### Required work
Everything from the first line of the data below through the line that contains "of Ratings for" should be written out exactly, please, and nothing more; the pictures stay out.

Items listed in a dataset
□ □ □

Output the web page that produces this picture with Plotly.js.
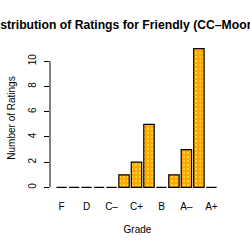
<!DOCTYPE html>
<html><head><meta charset="utf-8">
<script src="https://cdn.plot.ly/plotly-3.0.1.min.js"></script>
<style>html,body{margin:0;padding:0;background:#fff}#c{width:250px;height:250px}</style>
</head><body><div id="c"></div>
<script>
const grades = ["F","D-","D","D+","C-","C","C+","B-","B","B+","A-","A","A+"];
const counts = [0,0,0,0,0,1,2,5,0,1,3,11,0];
const gradeLabels = ["F","D","C\u2013","C+","B","A\u2013","A+"];
const labelGrades = ["F","D","C-","C+","B","A-","A+"];
const yTicks = [0,2,4,6,8,10];
const titleText = "Distribution of Ratings for Friendly (CC\u2013Moore)";

const font = "Liberation Sans, Arial, sans-serif";
const data = [{
  type: "bar", x: grades, y: counts,
  marker: {color: "#FFA500", line: {color: "#000", width: 1.2},
    pattern: {shape: ".", bgcolor: "#FFA500", fgcolor: "#FFD23C", size: 4, solidity: 0.3, fillmode: "replace"}},
  hoverinfo: "none"
}];
const layout = {
  width: 250, height: 250,
  margin: {l: 50, r: 25, t: 43, b: 57},
  paper_bgcolor: "#fff", plot_bgcolor: "#fff",
  bargap: 0.167,
  showlegend: false,
  font: {family: font, size: 10, color: "#000"},
  annotations: [{text: "<b>" + titleText + "</b>", xref: "paper", yref: "paper", x: 0.4286, y: 1.12,
    xanchor: "center", yanchor: "middle", showarrow: false, font: {family: font, size: 12.2, color: "#000"}}],
  xaxis: {type: "category", range: [-0.93, 13.09], showline: false, showgrid: false, zeroline: false,
    ticks: "", tickvals: labelGrades, ticktext: gradeLabels, tickangle: 0, ticklabelstandoff: 6,
    tickfont: {size: 10}, title: {text: "Grade", font: {size: 10}, standoff: 14}, fixedrange: true},
  yaxis: {range: [-0.44, 11.44], showline: false, showgrid: false, zeroline: false,
    ticks: "outside", ticklen: 5, tickwidth: 1, tickcolor: "#000", tickvals: yTicks, ticktext: yTicks.map(String),
    tickangle: -90, tickfont: {size: 10}, ticklabelstandoff: 4,
    title: {text: "Number of Ratings", font: {size: 10}, standoff: 9}, fixedrange: true},
  shapes: [{type: "line", xref: "paper", yref: "y", x0: 0, x1: 0, y0: yTicks[0], y1: yTicks[yTicks.length-1],
    line: {color: "#000", width: 1}}]
};
Plotly.newPlot("c", data, layout, {staticPlot: true, displayModeBar: false});
</script></body></html>
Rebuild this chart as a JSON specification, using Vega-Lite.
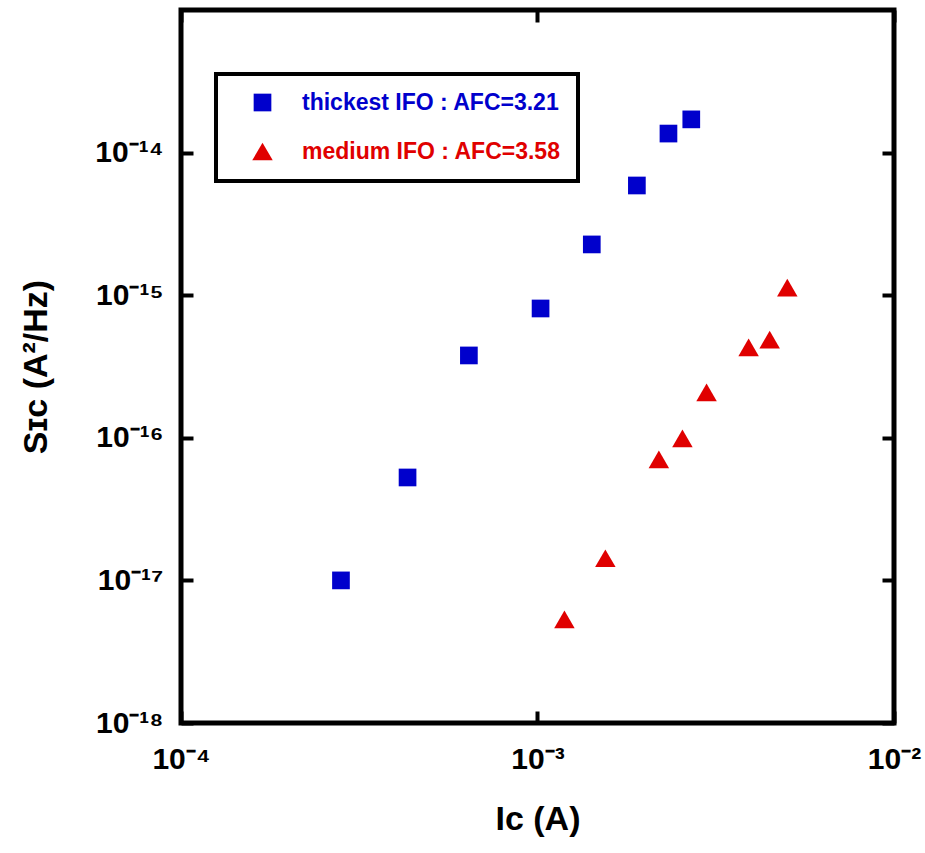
{
  "$schema": "https://vega.github.io/schema/vega-lite/v6.json",
  "width": 713,
  "height": 713,
  "autosize": {"type": "none"},
  "padding": {"left": 181, "top": 10, "right": 31, "bottom": 130},
  "background": "white",
  "config": {
    "font": "Liberation Sans",
    "view": {"stroke": "black", "strokeWidth": 5},
    "axis": {
      "domain": false,
      "grid": false,
      "ticks": true,
      "tickSize": -12,
      "tickWidth": 4,
      "tickColor": "black",
      "labelFlush": false,
      "labelFont": "Liberation Sans",
      "labelFontWeight": "bold",
      "labelFontSize": 30,
      "labelColor": "black",
      "titleFont": "Liberation Sans",
      "titleFontWeight": "bold",
      "titleFontSize": 34,
      "titleColor": "black"
    }
  },
  "data": {
    "values": [
      {"series": "thickest IFO : AFC=3.21", "ic": 2.81e-4, "sic": 1.0e-17},
      {"series": "thickest IFO : AFC=3.21", "ic": 4.32e-4, "sic": 5.27e-17},
      {"series": "thickest IFO : AFC=3.21", "ic": 6.42e-4, "sic": 3.78e-16},
      {"series": "thickest IFO : AFC=3.21", "ic": 1.02e-3, "sic": 8.07e-16},
      {"series": "thickest IFO : AFC=3.21", "ic": 1.42e-3, "sic": 2.27e-15},
      {"series": "thickest IFO : AFC=3.21", "ic": 1.90e-3, "sic": 5.88e-15},
      {"series": "thickest IFO : AFC=3.21", "ic": 2.33e-3, "sic": 1.36e-14},
      {"series": "thickest IFO : AFC=3.21", "ic": 2.70e-3, "sic": 1.71e-14},
      {"series": "medium IFO : AFC=3.58", "ic": 1.19e-3, "sic": 5.32e-18},
      {"series": "medium IFO : AFC=3.58", "ic": 1.55e-3, "sic": 1.43e-17},
      {"series": "medium IFO : AFC=3.58", "ic": 2.19e-3, "sic": 7.05e-17},
      {"series": "medium IFO : AFC=3.58", "ic": 2.55e-3, "sic": 9.9e-17},
      {"series": "medium IFO : AFC=3.58", "ic": 2.98e-3, "sic": 2.08e-16},
      {"series": "medium IFO : AFC=3.58", "ic": 3.91e-3, "sic": 4.30e-16},
      {"series": "medium IFO : AFC=3.58", "ic": 4.48e-3, "sic": 4.89e-16},
      {"series": "medium IFO : AFC=3.58", "ic": 5.02e-3, "sic": 1.13e-15}
    ]
  },
  "resolve": {"axis": {"x": "independent", "y": "independent"}},
  "layer": [
    {
      "mark": {"type": "point", "filled": true, "opacity": 1},
      "encoding": {
        "x": {
          "field": "ic", "type": "quantitative",
          "scale": {"type": "log", "domain": [1e-4, 1e-2], "nice": false},
          "axis": {
            "orient": "bottom",
            "values": [1e-4, 1e-3, 1e-2],
            "labelPadding": 33,
            "labelExpr": "'10⁻' + replace(replace(replace(replace(replace(replace(replace(replace(replace('' + abs(round(log(datum.value)/LN10)), '1', '¹'), '2', '²'), '3', '³'), '4', '⁴'), '5', '⁵'), '6', '⁶'), '7', '⁷'), '8', '⁸'), '0', '⁰')",
            "title": "Iᴄ (A)",
            "titlePadding": 28
          }
        },
        "y": {
          "field": "sic", "type": "quantitative",
          "scale": {"type": "log", "domain": [1e-18, 1e-13], "nice": false},
          "axis": {
            "orient": "left",
            "values": [1e-18, 1e-17, 1e-16, 1e-15, 1e-14],
            "labelPadding": 30,
            "labelExpr": "'10⁻' + replace(replace(replace(replace(replace(replace(replace(replace(replace('' + abs(round(log(datum.value)/LN10)), '1', '¹'), '2', '²'), '3', '³'), '4', '⁴'), '5', '⁵'), '6', '⁶'), '7', '⁷'), '8', '⁸'), '0', '⁰')",
            "title": "Sɪᴄ (A²/Hz)",
            "titlePadding": 41
          }
        },
        "color": {
          "field": "series", "type": "nominal",
          "scale": {"domain": ["thickest IFO : AFC=3.21", "medium IFO : AFC=3.58"], "range": ["#0000cc", "#e00000"]},
          "legend": {
            "orient": "none",
            "legendX": 35,
            "legendY": 64,
            "title": null,
            "padding": 17,
            "symbolOffset": 18,
            "labelOffset": 28,
            "rowPadding": 25,
            "labelFont": "Liberation Sans",
            "labelFontSize": 23,
            "labelFontWeight": "bold",
            "labelLimit": 400,
            "symbolSize": 340,
            "symbolOpacity": 1,
            "symbolStrokeWidth": 0,
            "strokeColor": "black",
            "fillColor": "white",
            "encode": {
              "legend": {"update": {"strokeWidth": {"value": 4}}},
              "labels": {"update": {"fill": {"signal": "datum.value === 'thickest IFO : AFC=3.21' ? '#0000cc' : '#e00000'"}}}
            }
          }
        },
        "shape": {
          "field": "series", "type": "nominal",
          "scale": {"domain": ["thickest IFO : AFC=3.21", "medium IFO : AFC=3.58"], "range": ["square", "triangle-up"]}
        },
        "size": {
          "field": "series", "type": "nominal",
          "scale": {"domain": ["thickest IFO : AFC=3.21", "medium IFO : AFC=3.58"], "range": [313, 420]},
          "legend": null
        }
      }
    },
    {
      "mark": {"type": "point", "opacity": 0},
      "encoding": {
        "x": {
          "field": "ic", "type": "quantitative",
          "axis": {"orient": "top", "values": [1e-4, 1e-3, 1e-2], "labels": false, "title": null}
        },
        "y": {
          "field": "sic", "type": "quantitative",
          "axis": {"orient": "right", "values": [1e-18, 1e-17, 1e-16, 1e-15, 1e-14], "labels": false, "title": null}
        }
      }
    }
  ]
}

□ □ □

### Solution to this exercise
Output the web page that produces this picture with Plotly.js.
<!DOCTYPE html>
<html><head><meta charset="utf-8">
<script src="https://cdn.plot.ly/plotly-3.0.1.min.js"></script>
<style>html,body{margin:0;padding:0;background:#fff}#c{width:250px;height:250px}</style>
</head><body><div id="c"></div>
<script>
const grades = ["F","D-","D","D+","C-","C","C+","B-","B","B+","A-","A","A+"];
const counts = [0,0,0,0,0,1,2,5,0,1,3,11,0];
const gradeLabels = ["F","D","C\u2013","C+","B","A\u2013","A+"];
const labelGrades = ["F","D","C-","C+","B","A-","A+"];
const yTicks = [0,2,4,6,8,10];
const titleText = "Distribution of Ratings for Friendly (CC\u2013Moore)";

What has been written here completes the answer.